Search the material below for the string "this" and extract each line that has it.

> _INFORMATION SHOWN_:
========

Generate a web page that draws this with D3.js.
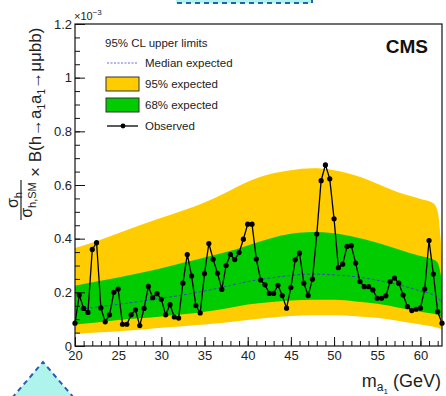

========

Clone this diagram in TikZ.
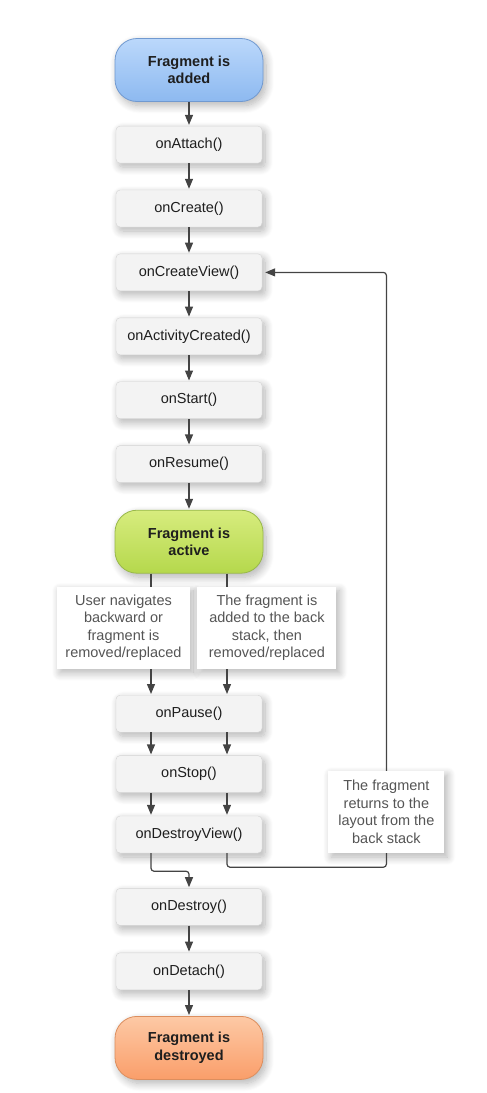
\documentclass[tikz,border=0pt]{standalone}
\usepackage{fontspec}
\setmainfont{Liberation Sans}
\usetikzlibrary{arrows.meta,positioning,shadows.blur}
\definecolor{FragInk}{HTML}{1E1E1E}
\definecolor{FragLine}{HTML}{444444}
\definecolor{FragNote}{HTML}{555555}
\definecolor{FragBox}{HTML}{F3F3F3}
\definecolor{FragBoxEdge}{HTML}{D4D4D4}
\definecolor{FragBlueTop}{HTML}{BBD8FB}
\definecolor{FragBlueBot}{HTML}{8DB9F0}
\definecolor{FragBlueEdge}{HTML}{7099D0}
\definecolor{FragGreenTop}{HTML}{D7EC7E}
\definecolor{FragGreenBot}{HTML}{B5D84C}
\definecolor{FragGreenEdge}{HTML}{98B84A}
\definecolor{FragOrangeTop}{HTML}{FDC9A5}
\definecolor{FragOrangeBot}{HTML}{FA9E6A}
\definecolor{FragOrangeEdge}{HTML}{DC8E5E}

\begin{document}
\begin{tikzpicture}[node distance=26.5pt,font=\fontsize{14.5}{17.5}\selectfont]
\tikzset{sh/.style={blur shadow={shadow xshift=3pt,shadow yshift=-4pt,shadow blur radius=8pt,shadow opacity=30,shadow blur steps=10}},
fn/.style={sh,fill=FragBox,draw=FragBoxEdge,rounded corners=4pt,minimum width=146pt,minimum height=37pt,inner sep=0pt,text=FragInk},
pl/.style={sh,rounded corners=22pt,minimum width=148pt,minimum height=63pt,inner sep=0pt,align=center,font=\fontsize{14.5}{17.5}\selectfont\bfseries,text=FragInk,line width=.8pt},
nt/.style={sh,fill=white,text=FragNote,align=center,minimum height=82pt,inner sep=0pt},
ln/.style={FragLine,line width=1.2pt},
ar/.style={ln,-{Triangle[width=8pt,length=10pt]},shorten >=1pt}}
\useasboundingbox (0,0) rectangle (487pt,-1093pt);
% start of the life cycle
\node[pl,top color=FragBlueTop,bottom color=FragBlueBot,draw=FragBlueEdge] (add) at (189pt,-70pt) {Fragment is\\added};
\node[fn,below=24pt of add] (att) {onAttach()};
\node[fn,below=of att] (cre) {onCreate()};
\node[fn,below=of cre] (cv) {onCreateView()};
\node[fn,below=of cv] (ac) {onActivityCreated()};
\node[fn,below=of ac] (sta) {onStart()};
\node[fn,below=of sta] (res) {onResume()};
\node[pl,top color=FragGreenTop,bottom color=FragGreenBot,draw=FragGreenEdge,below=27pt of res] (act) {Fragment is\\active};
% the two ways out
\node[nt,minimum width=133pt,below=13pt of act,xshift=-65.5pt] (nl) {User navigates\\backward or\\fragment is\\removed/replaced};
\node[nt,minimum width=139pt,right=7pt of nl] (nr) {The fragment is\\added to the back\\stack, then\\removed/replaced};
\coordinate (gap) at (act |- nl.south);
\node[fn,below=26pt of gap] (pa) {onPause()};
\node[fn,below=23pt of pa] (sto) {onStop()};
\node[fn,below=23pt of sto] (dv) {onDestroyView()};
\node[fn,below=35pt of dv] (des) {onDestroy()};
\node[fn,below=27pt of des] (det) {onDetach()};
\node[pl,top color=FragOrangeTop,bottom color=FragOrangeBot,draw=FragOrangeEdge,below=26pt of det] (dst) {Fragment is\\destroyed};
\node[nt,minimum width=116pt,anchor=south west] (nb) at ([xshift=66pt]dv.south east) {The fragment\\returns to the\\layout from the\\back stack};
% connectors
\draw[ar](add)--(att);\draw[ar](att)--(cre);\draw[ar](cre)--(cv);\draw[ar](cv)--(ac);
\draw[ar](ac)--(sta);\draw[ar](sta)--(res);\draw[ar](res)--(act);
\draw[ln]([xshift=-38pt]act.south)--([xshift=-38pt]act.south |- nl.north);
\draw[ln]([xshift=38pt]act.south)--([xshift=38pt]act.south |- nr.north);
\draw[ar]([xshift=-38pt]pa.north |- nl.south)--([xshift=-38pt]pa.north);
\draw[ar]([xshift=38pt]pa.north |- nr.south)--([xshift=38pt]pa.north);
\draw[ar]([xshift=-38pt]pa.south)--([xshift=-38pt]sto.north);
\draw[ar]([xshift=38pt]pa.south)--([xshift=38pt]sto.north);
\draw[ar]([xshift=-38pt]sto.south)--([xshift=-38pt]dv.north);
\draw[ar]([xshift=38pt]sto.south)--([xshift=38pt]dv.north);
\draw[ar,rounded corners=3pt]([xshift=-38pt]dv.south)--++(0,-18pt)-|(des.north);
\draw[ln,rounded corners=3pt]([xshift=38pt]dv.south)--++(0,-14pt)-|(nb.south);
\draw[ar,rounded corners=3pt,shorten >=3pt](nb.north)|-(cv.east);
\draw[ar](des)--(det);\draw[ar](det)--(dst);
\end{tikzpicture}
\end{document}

========

> _EXPECTED ANSWER_:
Generate a web page that draws this with D3.js.
Clone this diagram in TikZ.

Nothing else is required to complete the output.